Dovetailing with societies’ needs for clean baseload power to complement variable renewable sources of electricity, nuclear energy has seen a shift in attitudes to embrace it.
The introduction of pro-nuclear government policies alongside this underpins an incredibly appealing outlook for the nuclear sector’s structural recovery, which is still only in its early stages. Furthermore, with related equities caught-up in broader recessionary sentiment, it appears an opportune time to invest.
Nuclear power has now been included in most ‘green’ policy frameworks encouraging wider use. In the US, currently the largest nuclear power market, zero emission credits and nuclear deployment incentives are now available to utilities under the Inflation Reduction Act, aimed at reducing US emissions by 40% within this decade. This builds on the Civil Nuclear Credit Program and legislation to fund a strategic fuel inventory.

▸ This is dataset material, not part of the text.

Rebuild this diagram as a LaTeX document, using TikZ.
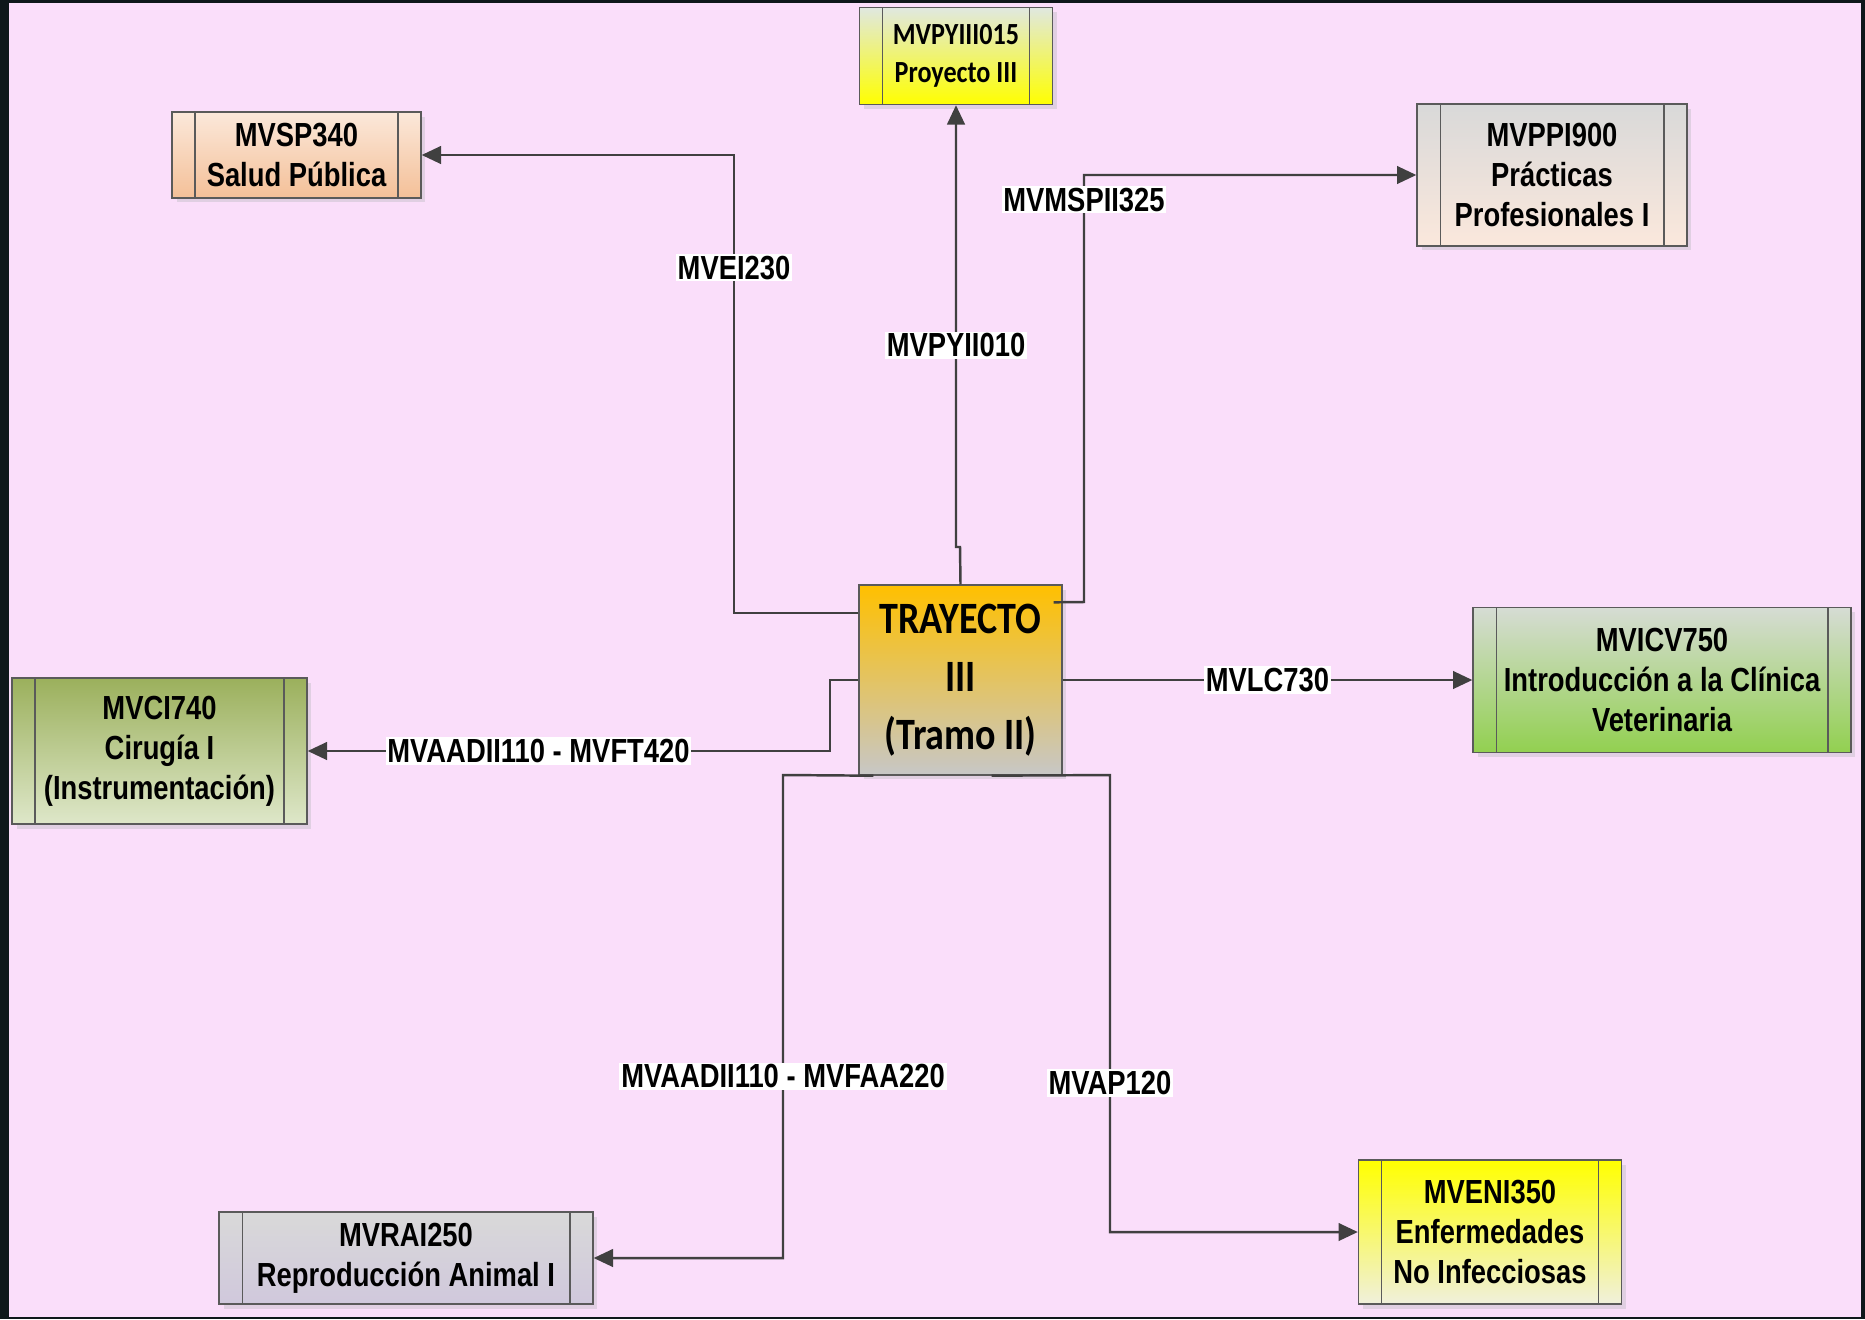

Similarly, nuclear power has been included in the EU taxonomy to improve its green credentials. Meanwhile in Japan, recent surveys show popular support to restart the nation’s nuclear fleet and momentum is gathering pace in this regard after completion of more stringent reactor upgrades.
Demand outstripping supply
Crucially, acknowledgment of the ability of reactors to operate safely for significantly longer than initially stated expected operating lifetimes has allowed planned reactor decommissioning to be deferred. Typically adding around 20 years to the operating life, such extensions have instantly boosted fuel demand expectations.
More significantly new reactors require around three times this quantity of fuel for an initial charge and with 59 reactors currently under construction and a further 100 planned, underlying uranium demand is expected to rise by over 50Mlbs (>3% pa) by the end of the decade.
Ambitious roll-out plans in developing nations will sustain momentum beyond this timeframe. Commissioning around eight reactors a year, China is on course to supplant the US as the largest nuclear fuel consumer before 2030, while longer-term plans to build another 150 new domestic reactors by 2035 will see construction accelerate. Standardisation of small modular reactor designs, to reduce upfront reactor build costs, is increasingly appealing and should also accelerate industry growth.
On the supply side, output from the restart of previously mothballed mines has already been absorbed by the market and further greenfield supply will be required to satisfy the widening deficit. As highlighted by Athabasca producer Cameco and developer Nexgen, at least 2-3 more Cigar Lake or Arrow sized and geologically scarce deposits will be required to meet end-of-decade demand. There is mounting pressure to address the future deficit. A further step up in price from current levels will be needed to incentivise this.
In addition, there is a need to insure against supply disruption given highly concentrated fuel production. Notwithstanding potential shocks resulting from operational issues, such as the 2007 Cigar Lake mine flood, the recent energy crisis highlighted an over-reliance on Russia and Kazakh origin fuel by established markets. Akin to OPEC, Kazakhstan and Russia each control over 40% of global uranium mining and enrichment respectively.
While there are no formal sanctions against using fuel sourced from these regions, governments and utilities are increasingly aware of their need to diversify supply. US legislation to establish a strategic reserve is a prime case in point and no wonder given nuclear currently, or soon will do the case of Japan, represents 20-25% of these nation’s electricity.
Alleviating bottlenecks may spur activity
Consideration also needs to be given to other factors that could spur activity. Notably, downstream bottlenecks in the fuel cycle, particularly conversion, in which uranium is converted from a solid ‘yellowcake’ form into a gaseous ‘hexafluoride’ state, are now being addressed.
The ramp-up of facilities in France and the US are crucial to increase capacity of this conversion process step, a necessary precursor to enrichment and then fabrication. Further capacity expansion will be required beyond this.
While China’s plans to add conversion capability remain undisclosed, expansion are under consideration at facilities elsewhere, such as the Westinghouse Springfield conversion plant in the UK.
Such de-bottlenecking will improve utilities’ confidence to purchase fuel and will also introduce greater flexibility to optimise the use of enrichment capacity. Rather than build incremental enrichment capacity, reactor grade fuel could instead be obtained from existing enrichment capacity by processing more uranium for a shorter period of time, a process called ‘overfeeding’.
Doing so would consume more uranium in the form of yellow cake and drive commensurately greater demand for raw uranium. Such de-bottlenecking may also prompt the US Department of Energy to purchase more meaningful stockpiles than its tepid inroads thus far.
Further positive influences include the scheduled return of 20% of France’s nuclear capacity, after a further round of safety system checks is completed later this year, and potential return of Sprott Physical Uranium Trust buying, temporarily stymied by the recent sentiment-led equity derating. With such structural impetus, nuclear’s outlook is bright.
Keith Watson is a portfolio manager on Geiger Counter Ltd. The views expressed above should not be taken as investment advice.